While the jury is still out the true impact of the Consumer Financial Protection Bureau’s TRID mortgage rules, demand for mortgage applications is at one of its highest levels since 2010, according to the Mortgage Bankers Association (MBA).
Mortgage applications grew 21.3% from one week earlier, according to the MBA’s Weekly Mortgage Applications Survey for the week ending January 8, 2016.
On a seasonally adjusted basis, the MBA’s Market Composite Index, a measure of mortgage loan application volume, increased 18% from one week earlier—reaching its second-highest level since May 2010, and second only to the week prior to the implementation of the CFPB’s Know Before You Owe (also known as TRID) mortgage rules, said Lynn Fisher, MBA’s vice president of research and economics.
“Bolstered by strong fourth quarter growth in jobs and continuing low rates, the results are similar to levels we saw in early December, suggesting that the purchase market’s strong finish to 2015 may be continuing,” Fisher said in a prepared statement.
While refinances also increased on a “holiday-adjusted basis,” Fisher noted that refinance activity was down 38% compared to a year ago, when rates dove below 4%.
The refinance share of mortgage activity grew to 55.8% of total applications, up slightly from 55.4% during the previous week. Additionally, the Refinance Index increased 24% from last week.
Of total applications, the Federal Housing Administration proportion decreased modestly to 14.4% from 14.6% during the prior week.
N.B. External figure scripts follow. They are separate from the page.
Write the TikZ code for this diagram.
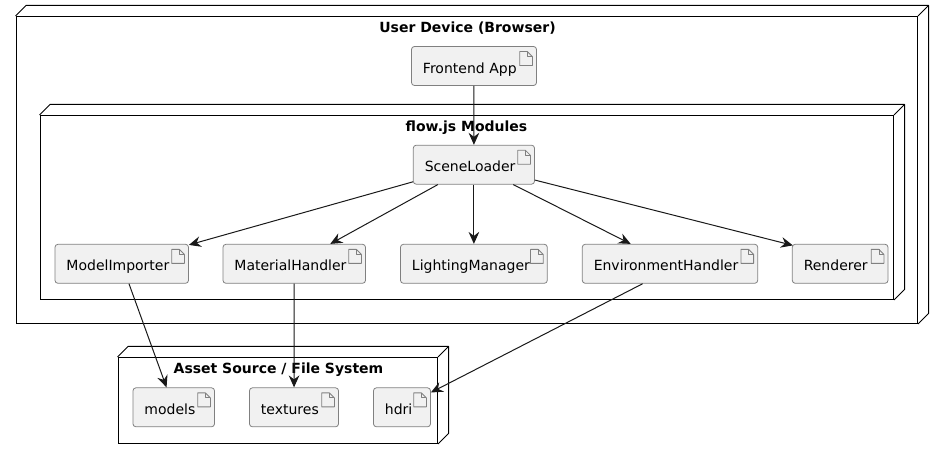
\documentclass[tikz,border=0pt]{standalone}
\usepackage{fontspec}
\setmainfont{DejaVu Sans}
\usetikzlibrary{calc, arrows.meta}

\tikzset{
    artifact/.style={draw=black!50, fill=black!5.5, rounded corners=2.2pt, line width=0.6pt,
        text height=20pt, text depth=9.25pt, inner xsep=8.6pt, inner ysep=0pt,
        font=\fontsize{10.5pt}{12pt}\selectfont},
    device/.style={draw=black, line width=0.75pt, inner sep=0pt},
    devicetitle/.style={font=\fontsize{10.5pt}{12pt}\selectfont\bfseries},
    conn/.style={-{Stealth[length=9pt, width=8pt, inset=3pt]}, line width=0.75pt, black!90}
}

\begin{document}
\begin{tikzpicture}[x=0.75pt, y=-0.75pt]

    % Page size
    \useasboundingbox (0,0) rectangle (943,459);

    % Parameters
    \def\depth{10.5}

    % Devices: name / left / right / top / bottom
    \foreach \name/\xa/\xb/\ya/\yb in {
        userDevice/16/917.5/16.5/323.5,
        flowModules/40/893.5/115.5/299.5,
        assetSource/118/437.5/357.5/443.5}
    {
        \node[device, minimum width={(\xb-\xa)*0.75pt}, minimum height={(\yb-\ya)*0.75pt}]
            (\name) at ({(\xa+\xb)/2}, {(\ya+\yb)/2}) {};
        \draw[line width=0.75pt, line join=round] (\name.north west) -- ++(\depth,-\depth)
            -- ($(\name.north east)+(\depth,-\depth)$) -- (\name.north east);
        \draw[line width=0.75pt, line join=round] ($(\name.north east)+(\depth,-\depth)$)
            -- ($(\name.south east)+(\depth,-\depth)$) -- (\name.south east);
    }

    % Device titles
    \node[devicetitle] (userTitle)  at (467.5, 28.5) {User Device (Browser)};
    \node[devicetitle] (flowTitle)  at (466.5, 128)  {flow.js Modules};
    \node[devicetitle] (assetTitle) at (278.5, 369.5) {Asset Source / File System};

    % Artifacts: name / left / right / middle / label
    \foreach \name/\xa/\xb/\ym/\txt in {
        FrontendApp/411.5/536.5/66/Frontend App,
        SceneLoader/413.3/534.5/164.7/SceneLoader,
        ModelImporter/55/188.5/263.8/ModelImporter,
        MaterialHandler/223/365.5/263.8/MaterialHandler,
        LightingManager/400.5/547.3/263.8/LightingManager,
        EnvironmentHandler/582.3/757.7/263.8/EnvironmentHandler,
        Renderer/792.3/888/263.8/Renderer,
        models/133/214.5/407.3/models,
        textures/249.5/338.5/407.3/textures,
        hdri/373.5/430.5/407.3/hdri}
    {
        \node[artifact, text width={(\xb-\xa)*0.75pt-17.2pt}, align=left]
            (\name) at ({(\xa+\xb)/2}, \ym) {\txt};
        % Page icon
        \draw[black!50, line width=0.6pt, line join=round]
            ($(\name.north east)+(-17.2,5.5)$) -- ++(7.7,0) -- ++(5,5) -- ++(0,9)
            -- ++(-12.7,0) -- cycle;
        \draw[black!50, line width=0.6pt, line join=round]
            ($(\name.north east)+(-9.5,5.5)$) -- ++(0,5) -- ++(5,0);
    }

    % Connectors
    \draw[conn] (FrontendApp) -- (SceneLoader);
    \draw[conn] (SceneLoader) -- (ModelImporter);
    \draw[conn] (SceneLoader) -- (MaterialHandler);
    \draw[conn] (SceneLoader) -- (LightingManager);
    \draw[conn] (SceneLoader) -- (EnvironmentHandler);
    \draw[conn] (SceneLoader) -- ($(Renderer.north west)+(1,1.5)$);
    \draw[conn] (ModelImporter) -- (models);
    \draw[conn] (MaterialHandler) -- (textures);
    \draw[conn] ($(EnvironmentHandler.south)+(-27.3,0)$) -- (hdri);

\end{tikzpicture}
\end{document}
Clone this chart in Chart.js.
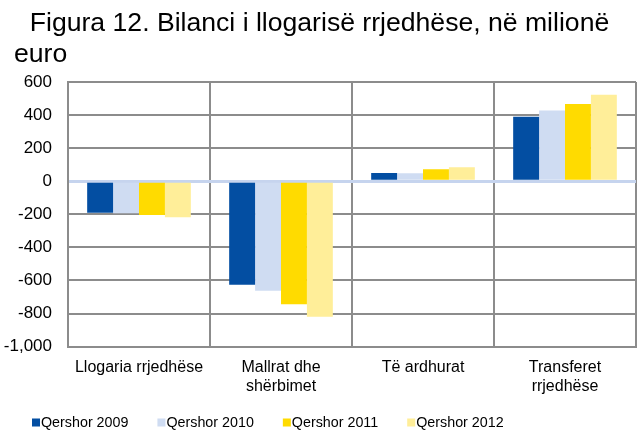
<!DOCTYPE html>
<html>
<head>
<meta charset="utf-8">
<script src="https://cdn.jsdelivr.net/npm/chart.js@4/dist/chart.umd.min.js"></script>
<style>
html,body{margin:0;padding:0;background:#fff;}
#wrap{width:637px;height:432px;position:relative;}
</style>
</head>
<body>
<div id="wrap"><canvas id="c" width="637" height="432"></canvas></div>
<script>
const titleLines = ['Figura 12. Bilanci i llogarisë rrjedhëse, në milionë', 'euro'];
const categories = [['Llogaria rrjedhëse'], ['Mallrat dhe', 'shërbimet'], ['Të ardhurat'], ['Transferet', 'rrjedhëse']];
const seriesNames = ['Qershor 2009', 'Qershor 2010', 'Qershor 2011', 'Qershor 2012'];
const q2009 = [-191, -626, 50, 390];
const q2010 = [-193, -663, 48, 428];
const q2011 = [-204, -744, 72, 467];
const q2012 = [-218, -819, 84, 523];
const seriesColors = ['#034EA2', '#CFDCF2', '#FFDB00', '#FFEE99'];
const yMin = -1000, yMax = 600, yStep = 200;

const FONT = "'Liberation Sans', Arial, sans-serif";

const titlePlugin = {
  id: 'twoLineTitle',
  afterDraw(chart) {
    const ctx = chart.ctx;
    ctx.save();
    ctx.fillStyle = '#000';
    ctx.font = '26.6px ' + FONT;
    ctx.textBaseline = 'alphabetic';
    ctx.textAlign = 'center';
    ctx.fillText(titleLines[0], chart.width / 2 + 1, 31);
    ctx.textAlign = 'left';
    ctx.fillText(titleLines[1], 14, 62);
    ctx.restore();
  }
};

const legendPlugin = {
  id: 'bottomLegend',
  afterDraw(chart) {
    const ctx = chart.ctx;
    ctx.save();
    ctx.font = '14.3px ' + FONT;
    ctx.textBaseline = 'middle';
    ctx.textAlign = 'left';
    let x = 32;
    const cy = 423;
    chart.data.datasets.forEach((ds) => {
      ctx.fillStyle = ds.backgroundColor;
      ctx.fillRect(x, cy - 4.5, 8, 8);
      ctx.fillStyle = '#000';
      ctx.fillText(ds.label, x + 9, cy);
      x += 9 + ctx.measureText(ds.label).width + 29;
    });
    ctx.restore();
  }
};

const datasets = [q2009, q2010, q2011, q2012].map((d, i) => ({
  label: seriesNames[i],
  data: d,
  backgroundColor: seriesColors[i],
  borderWidth: 0,
  categoryPercentage: 0.73,
  barPercentage: 1.0
}));

new Chart(document.getElementById('c'), {
  type: 'bar',
  data: { labels: categories, datasets },
  plugins: [titlePlugin, legendPlugin],
  options: {
    responsive: false,
    animation: false,
    devicePixelRatio: 1,
    layout: { padding: { top: 82, left: 4, right: 1, bottom: 25 } },
    plugins: {
      title: { display: false },
      tooltip: { enabled: false },
      legend: { display: false }
    },
    scales: {
      x: {
        grid: { color: '#8c8c8c', lineWidth: 2, drawTicks: false, offset: true },
        border: { color: '#8c8c8c', width: 2 },
        ticks: { color: '#000', font: { family: FONT, size: 16 }, padding: 11, maxRotation: 0, autoSkip: false }
      },
      y: {
        min: yMin,
        max: yMax,
        afterFit: (scale) => { scale.width = 64; },
        grid: {
          color: (c) => (c.tick && c.tick.value === 0 ? '#C6D4EE' : '#8c8c8c'),
          lineWidth: (c) => (c.tick && c.tick.value === 0 ? 3 : 2),
          drawTicks: false
        },
        border: { color: '#8c8c8c', width: 2 },
        ticks: {
          stepSize: yStep,
          color: '#000',
          padding: 16,
          font: { family: FONT, size: 17 },
          callback: (v) => v.toLocaleString('en-US')
        }
      }
    }
  }
});
</script>
</body>
</html>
Meanwhile, the VA share of weekly applications also dropped from 12.9% to 12.2%, while USDA applications rose from 0.6% to 0.8%.
For 30-year fixed-rate mortgages with conforming loan balances of $417,00 or less, the average contract interest rate decreased during the week to 4.12%, with points decreasing to 0.38 from 0.42 for 80% loan-to-value (LTV) loans.
On FHA-backed loans, the average contract interest rate dropped to 3.90%, down from 3.95% in the previous week, with points decreasing to 0.34 from 0.41 for 80% LTV loans.